Frequently asked questions
Can a company deploy a project workforce across the GCC without setting up local entities?
Yes, by employing the workforce through an employer of record that holds entities in each market. The EOR sponsors the visas, runs each country's wage-protection payroll, registers workers for social insurance, and manages each localisation regime, while the operator directs the project. This lets a crew be mobilised against the project timeline rather than waiting months to incorporate in Saudi Arabia, the UAE, and Qatar separately, and consolidates three different compliance regimes into a single relationship.
How do Saudisation, Emiratisation and Qatarisation differ for a project workforce?
They are three separate localisation regimes with different mechanics. Saudisation uses the Nitaqat banding system, where an employer's ratio of Saudi staff controls its ability to issue work permits, with an additional engineering quota and accreditation gate. Emiratisation sets quotas on mainland UAE employers, enforced with monthly penalties, while free zones are treated differently. Qatarisation prioritises Qatari nationals under the 2024 law, with petroleum operations exempt. A workforce moving across all three has to satisfy each regime independently.

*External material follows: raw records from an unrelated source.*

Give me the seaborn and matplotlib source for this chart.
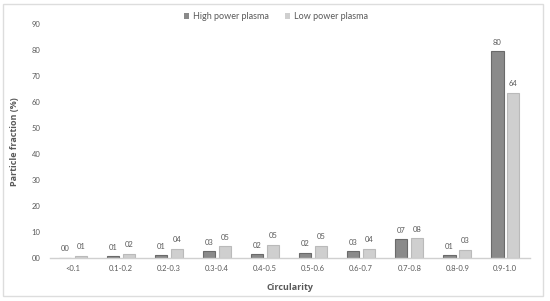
import seaborn as sns
import matplotlib.pyplot as plt
import pandas as pd
from matplotlib.patches import Rectangle

# circularity bins and particle fractions (%)
categories = ["<0.1", "0.1-0.2", "0.2-0.3", "0.3-0.4", "0.4-0.5",
              "0.5-0.6", "0.6-0.7", "0.7-0.8", "0.8-0.9", "0.9-1.0"]
high_power = [0.2, 0.8, 1.2, 2.6, 1.6, 2.1, 2.6, 7.3, 1.2, 79.6]
low_power = [0.9, 1.8, 3.7, 4.6, 5.1, 4.8, 3.6, 7.7, 3.2, 63.6]
series_names = ["High power plasma", "Low power plasma"]
y_ticks = [0, 10, 20, 30, 40, 50, 60, 70, 80, 90]

df = pd.DataFrame({
    "Circularity": categories * 2,
    "Fraction": high_power + low_power,
    "Series": [series_names[0]] * len(categories) + [series_names[1]] * len(categories),
})

plt.rcParams["font.family"] = ["Lato", "DejaVu Sans"]
text_col = "#595959"

fig = plt.figure(figsize=(5.5, 3.01), dpi=100)
ax = fig.add_axes([0.091, 0.142, 0.873, 0.778])

sns.barplot(data=df, x="Circularity", y="Fraction", hue="Series",
            palette=["#8a8a8a", "#cfcfcf"], width=0.65, gap=0.22,
            order=categories, hue_order=series_names, ax=ax)

edge_cols = ["#6a6a6a", "#bababa"]
for i, cont in enumerate(ax.containers):
    for bar in cont:
        bar.set_edgecolor(edge_cols[i])
        bar.set_linewidth(0.8)
    ax.bar_label(cont, labels=["%02d" % round(v) for v in cont.datavalues],
                 padding=4, fontsize=5.5, color=text_col)

ax.set_ylim(0, 90)
ax.set_xlim(-0.48, 9.52)
ax.set_yticks(y_ticks)
ax.set_yticklabels(["%02d" % t for t in y_ticks])
ax.tick_params(axis="both", length=0, labelsize=5.5, labelcolor=text_col)
ax.tick_params(axis="y", pad=7)
ax.tick_params(axis="x", pad=5)

for s in ["top", "right", "left"]:
    ax.spines[s].set_visible(False)
ax.spines["bottom"].set_color("#d0d0d0")
ax.spines["bottom"].set_linewidth(1.0)

ax.set_xlabel("Circularity", fontsize=6.5, fontweight="bold", color=text_col,
              labelpad=8, family=["Open Sans", "DejaVu Sans"])
ax.set_ylabel("Particle fraction (%)", fontsize=6.5, fontweight="bold", color=text_col,
              labelpad=9, family=["Open Sans", "DejaVu Sans"])

leg = ax.legend(loc="upper center", bbox_to_anchor=(0.47, 1.085), ncol=2,
                frameon=False, fontsize=6.5, handlelength=0.6, handleheight=0.6,
                handletextpad=0.4, columnspacing=1.8)
for t in leg.get_texts():
    t.set_color(text_col)

# light frame around the figure
fig.patches.append(Rectangle((0.006, 0.018), 0.982, 0.97, transform=fig.transFigure,
                             fill=False, edgecolor="#dddddd", linewidth=1.0))

fig.savefig("out.png", dpi=100)
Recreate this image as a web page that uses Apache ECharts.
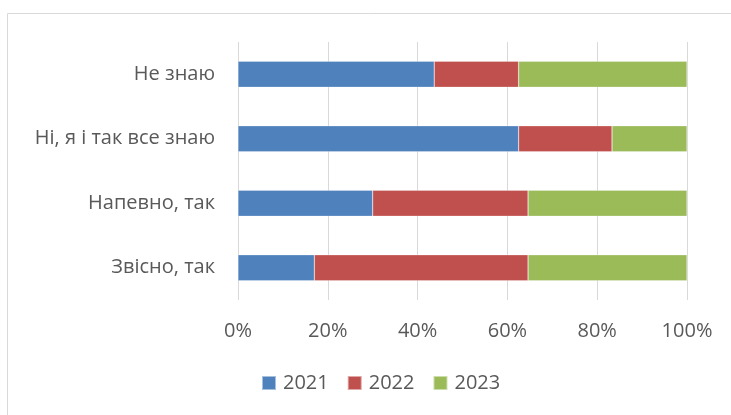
<!DOCTYPE html>
<html>
<head>
<meta charset="utf-8">
<script src="https://cdn.jsdelivr.net/npm/echarts@6/dist/echarts.min.js"></script>
<style>
  html, body { margin: 0; padding: 0; background: #fff; }
  #chart { width: 731px; height: 415px; }
</style>
</head>
<body>
<div id="chart"></div>
<script>
// categories bottom to top (as drawn on the y axis)
const categories = ["Звісно, так", "Напевно, так", "Ні, я і так все знаю", "Не знаю"];
const years = ["2021", "2022", "2023"];
const v2021 = [17.0, 30.0, 62.5, 43.7];
const v2022 = [47.6, 34.6, 20.8, 18.8];
const v2023 = [35.4, 35.4, 16.7, 37.5];
const tickLabels = ["0%", "20%", "40%", "60%", "80%", "100%"];

const colors = ["#4F81BD", "#C0504D", "#9BBB59"];
const font = "'Open Sans', 'Liberation Sans', sans-serif";

const chart = echarts.init(document.getElementById("chart"));
chart.setOption({
  animation: false,
  color: colors,
  textStyle: { fontFamily: font },
  grid: { left: 238, right: 44, top: 42, bottom: 115 },
  graphic: [{
    type: "rect",
    shape: { x: 7.5, y: 13.5, width: 740, height: 420 },
    style: { fill: null, stroke: "#d9d9d9", lineWidth: 1 },
    silent: true
  }],
  legend: {
    bottom: 17,
    left: 256,
    itemWidth: 14,
    itemHeight: 14,
    itemGap: 18,
    icon: "rect",
    textStyle: { fontSize: 20, color: "#595959", fontFamily: font, padding: [0, 0, 0, 2] },
    data: years
  },
  xAxis: {
    type: "value",
    min: 0,
    max: 100,
    interval: 20,
    axisLine: { show: false },
    axisTick: { show: false },
    splitLine: { show: true, lineStyle: { color: "#d9d9d9", width: 1 } },
    axisLabel: {
      fontSize: 20,
      color: "#595959",
      margin: 21,
      formatter: (v) => tickLabels[Math.round(v / 20)]
    }
  },
  yAxis: {
    type: "category",
    data: categories,
    axisLine: { show: false },
    axisTick: { show: false },
    axisLabel: { fontSize: 20, color: "#595959", margin: 23 }
  },
  series: [v2021, v2022, v2023].map((d, i) => ({
    name: years[i],
    type: "bar",
    stack: "total",
    barWidth: 26,
    data: d,
    itemStyle: { borderColor: "rgba(255,255,255,0.5)", borderWidth: 0.5 }
  }))
});
</script>
</body>
</html>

How is end-of-service gratuity calculated across the Gulf?
The basis differs by market. In Saudi Arabia gratuity is calculated on basic salary plus housing allowance; in the UAE it is calculated on basic salary; and in Qatar it is at least three weeks' basic wage per year of service. The accrual rules and qualifying service also vary. For a workforce deployed across the three markets, gratuity has to be accrued and administered separately in each, which an employer of record handles per market as the legal employer.
Is it better to use one EOR across the GCC or a provider in each market?
A single EOR with coverage across the markets reduces coordination cost and risk. Three separate providers or entities mean three onboarding standards, three payroll regimes, three localisation positions to monitor, and more points of failure when a rule changes mid-project. One provider holding entities across Saudi Arabia, the UAE, and Qatar consolidates the deployment into one relationship and one team tracking each country's regulatory position, which matters when a crew phases between markets or runs in more than one at once.
Why not just engage project workers as contractors in the Gulf?
A foreign worker's right to work in the Gulf is tied to a sponsoring employer, so contracting a site-based specialist is usually unlawful. A full-time specialist under a client's direction is an employee in substance, and treating them as a contractor creates both a misclassification liability, covering backdated social contributions, end-of-service entitlements, and penalties, and an immigration breach. The firm directing the work can be pursued for it. Employment through an EOR is the compliant alternative for project-embedded staff.